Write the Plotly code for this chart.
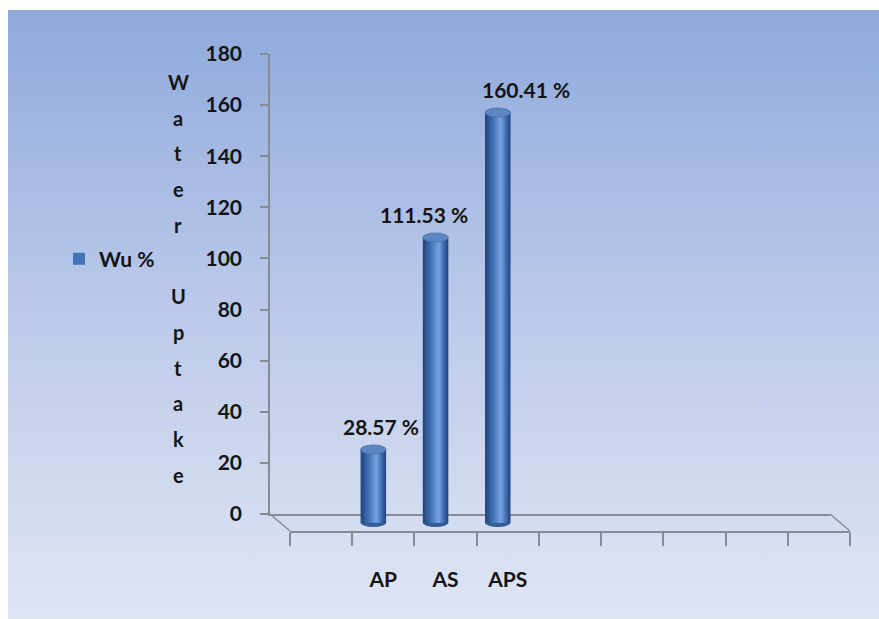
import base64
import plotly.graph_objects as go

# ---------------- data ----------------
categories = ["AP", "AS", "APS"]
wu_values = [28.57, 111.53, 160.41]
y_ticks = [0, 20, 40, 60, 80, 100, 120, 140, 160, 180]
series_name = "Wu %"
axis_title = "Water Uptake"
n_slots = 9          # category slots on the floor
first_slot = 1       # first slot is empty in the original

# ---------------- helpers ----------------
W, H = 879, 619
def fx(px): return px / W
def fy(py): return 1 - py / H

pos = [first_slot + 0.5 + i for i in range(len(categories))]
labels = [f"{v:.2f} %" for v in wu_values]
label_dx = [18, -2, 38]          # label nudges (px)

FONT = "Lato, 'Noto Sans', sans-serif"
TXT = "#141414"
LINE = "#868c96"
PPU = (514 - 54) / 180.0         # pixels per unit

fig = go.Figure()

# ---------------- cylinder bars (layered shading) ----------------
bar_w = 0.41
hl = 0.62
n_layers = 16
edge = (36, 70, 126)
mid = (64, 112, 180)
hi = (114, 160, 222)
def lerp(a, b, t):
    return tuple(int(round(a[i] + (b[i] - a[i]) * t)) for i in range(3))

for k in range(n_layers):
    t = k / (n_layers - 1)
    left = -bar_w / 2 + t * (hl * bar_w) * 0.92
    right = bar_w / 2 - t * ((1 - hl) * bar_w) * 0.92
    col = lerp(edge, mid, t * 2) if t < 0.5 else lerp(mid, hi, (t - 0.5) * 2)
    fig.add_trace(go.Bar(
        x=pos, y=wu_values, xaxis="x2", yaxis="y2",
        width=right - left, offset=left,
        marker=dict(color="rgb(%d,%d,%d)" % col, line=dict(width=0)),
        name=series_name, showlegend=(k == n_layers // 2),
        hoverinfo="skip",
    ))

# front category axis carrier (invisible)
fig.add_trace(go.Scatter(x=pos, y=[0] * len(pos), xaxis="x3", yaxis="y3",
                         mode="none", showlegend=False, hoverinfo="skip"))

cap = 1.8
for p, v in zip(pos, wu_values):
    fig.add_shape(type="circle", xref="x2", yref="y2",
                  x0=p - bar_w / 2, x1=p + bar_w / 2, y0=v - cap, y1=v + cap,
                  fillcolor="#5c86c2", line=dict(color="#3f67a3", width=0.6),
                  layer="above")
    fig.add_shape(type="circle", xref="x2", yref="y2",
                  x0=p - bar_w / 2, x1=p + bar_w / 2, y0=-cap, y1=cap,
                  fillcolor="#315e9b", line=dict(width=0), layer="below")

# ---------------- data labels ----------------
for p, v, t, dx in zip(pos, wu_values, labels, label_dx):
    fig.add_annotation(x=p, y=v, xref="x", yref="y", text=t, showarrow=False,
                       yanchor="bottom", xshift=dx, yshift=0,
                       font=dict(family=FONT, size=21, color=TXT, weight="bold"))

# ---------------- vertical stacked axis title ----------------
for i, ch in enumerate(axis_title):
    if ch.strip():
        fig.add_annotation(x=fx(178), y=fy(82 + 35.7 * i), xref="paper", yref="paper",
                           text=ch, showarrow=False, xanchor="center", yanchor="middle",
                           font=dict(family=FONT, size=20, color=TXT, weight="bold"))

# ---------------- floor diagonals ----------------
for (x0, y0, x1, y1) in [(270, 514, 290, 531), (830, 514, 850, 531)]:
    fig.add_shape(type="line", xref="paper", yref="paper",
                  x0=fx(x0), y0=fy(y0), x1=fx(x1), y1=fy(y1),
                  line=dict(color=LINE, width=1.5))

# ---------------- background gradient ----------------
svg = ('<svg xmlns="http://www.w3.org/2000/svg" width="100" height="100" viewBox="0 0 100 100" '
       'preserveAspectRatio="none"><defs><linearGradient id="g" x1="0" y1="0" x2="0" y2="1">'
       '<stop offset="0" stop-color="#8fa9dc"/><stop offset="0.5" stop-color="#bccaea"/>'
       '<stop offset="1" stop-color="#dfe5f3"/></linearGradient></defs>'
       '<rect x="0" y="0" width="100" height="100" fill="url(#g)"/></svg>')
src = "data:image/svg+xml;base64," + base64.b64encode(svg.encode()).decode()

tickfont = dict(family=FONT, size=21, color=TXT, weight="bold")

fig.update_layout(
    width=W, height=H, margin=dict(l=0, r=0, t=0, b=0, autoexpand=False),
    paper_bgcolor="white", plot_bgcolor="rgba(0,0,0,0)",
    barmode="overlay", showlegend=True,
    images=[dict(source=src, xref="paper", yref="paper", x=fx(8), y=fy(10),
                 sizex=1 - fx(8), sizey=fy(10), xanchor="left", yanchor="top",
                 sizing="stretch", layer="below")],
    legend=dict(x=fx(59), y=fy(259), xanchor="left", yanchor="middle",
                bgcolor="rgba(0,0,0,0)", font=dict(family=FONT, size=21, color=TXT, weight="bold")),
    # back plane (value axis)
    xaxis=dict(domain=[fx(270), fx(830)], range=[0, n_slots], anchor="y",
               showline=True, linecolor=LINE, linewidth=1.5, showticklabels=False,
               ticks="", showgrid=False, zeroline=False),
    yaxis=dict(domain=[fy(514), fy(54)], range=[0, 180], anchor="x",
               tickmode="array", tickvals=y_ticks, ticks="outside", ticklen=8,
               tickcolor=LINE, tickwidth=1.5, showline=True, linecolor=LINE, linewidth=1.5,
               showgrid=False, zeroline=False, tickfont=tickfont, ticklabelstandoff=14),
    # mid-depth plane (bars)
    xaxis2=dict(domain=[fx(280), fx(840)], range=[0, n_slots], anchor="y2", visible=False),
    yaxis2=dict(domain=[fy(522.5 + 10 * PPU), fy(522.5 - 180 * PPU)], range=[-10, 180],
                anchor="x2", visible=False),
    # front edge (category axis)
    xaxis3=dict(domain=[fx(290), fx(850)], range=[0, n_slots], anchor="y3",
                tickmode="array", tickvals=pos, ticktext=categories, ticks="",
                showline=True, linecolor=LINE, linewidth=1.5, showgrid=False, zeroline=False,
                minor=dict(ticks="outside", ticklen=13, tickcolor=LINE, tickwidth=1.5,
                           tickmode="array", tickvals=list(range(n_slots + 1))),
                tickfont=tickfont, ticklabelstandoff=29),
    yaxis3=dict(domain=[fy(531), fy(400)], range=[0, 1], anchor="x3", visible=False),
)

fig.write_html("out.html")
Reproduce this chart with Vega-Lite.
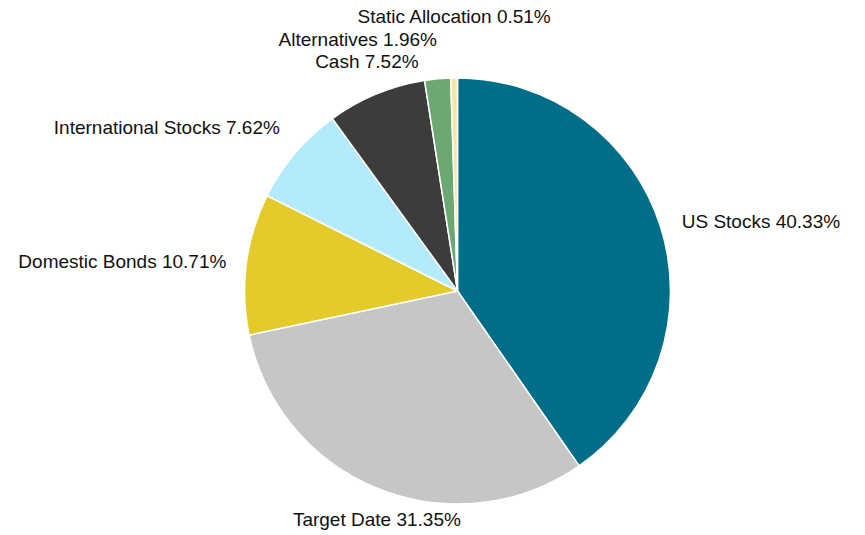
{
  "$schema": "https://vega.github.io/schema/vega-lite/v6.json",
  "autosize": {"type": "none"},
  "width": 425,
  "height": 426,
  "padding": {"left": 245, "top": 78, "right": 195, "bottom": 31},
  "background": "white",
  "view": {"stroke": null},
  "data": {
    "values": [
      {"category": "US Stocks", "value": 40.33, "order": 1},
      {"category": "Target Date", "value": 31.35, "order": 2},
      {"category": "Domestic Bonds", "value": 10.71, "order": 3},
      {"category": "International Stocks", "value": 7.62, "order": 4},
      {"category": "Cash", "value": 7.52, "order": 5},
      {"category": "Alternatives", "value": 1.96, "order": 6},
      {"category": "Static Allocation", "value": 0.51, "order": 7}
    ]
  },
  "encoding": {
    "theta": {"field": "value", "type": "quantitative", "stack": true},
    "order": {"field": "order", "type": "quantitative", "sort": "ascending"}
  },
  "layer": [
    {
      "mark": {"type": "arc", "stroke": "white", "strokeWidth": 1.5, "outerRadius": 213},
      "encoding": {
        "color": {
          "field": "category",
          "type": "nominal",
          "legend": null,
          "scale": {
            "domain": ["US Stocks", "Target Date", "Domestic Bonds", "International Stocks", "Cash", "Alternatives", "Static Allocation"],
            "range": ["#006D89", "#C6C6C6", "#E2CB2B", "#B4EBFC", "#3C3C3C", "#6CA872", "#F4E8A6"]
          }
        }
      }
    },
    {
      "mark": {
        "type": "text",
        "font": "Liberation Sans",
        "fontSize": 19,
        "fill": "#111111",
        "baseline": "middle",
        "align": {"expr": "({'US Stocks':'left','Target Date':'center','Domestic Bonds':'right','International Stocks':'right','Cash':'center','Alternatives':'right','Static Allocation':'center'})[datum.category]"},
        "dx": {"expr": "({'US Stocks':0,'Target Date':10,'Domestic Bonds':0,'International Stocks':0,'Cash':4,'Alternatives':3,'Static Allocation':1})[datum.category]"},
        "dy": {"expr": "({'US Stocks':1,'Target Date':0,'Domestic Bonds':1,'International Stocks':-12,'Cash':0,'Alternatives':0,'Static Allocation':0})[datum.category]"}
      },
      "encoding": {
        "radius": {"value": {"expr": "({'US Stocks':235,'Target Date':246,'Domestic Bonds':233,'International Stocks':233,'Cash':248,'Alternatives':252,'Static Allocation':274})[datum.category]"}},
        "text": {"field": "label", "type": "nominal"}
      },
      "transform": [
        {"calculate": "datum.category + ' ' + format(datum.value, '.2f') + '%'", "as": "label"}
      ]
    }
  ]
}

·····

▸ **WRITTEN PROBLEM**: Exactly as they appear, print the lines of the listing above from its first line through the line that contains "import plotly.graph_objects as go", minus the pictures.

▸ **THE COMPLETED TASK**:
Write the Plotly code for this chart.
import base64
import plotly.graph_objects as go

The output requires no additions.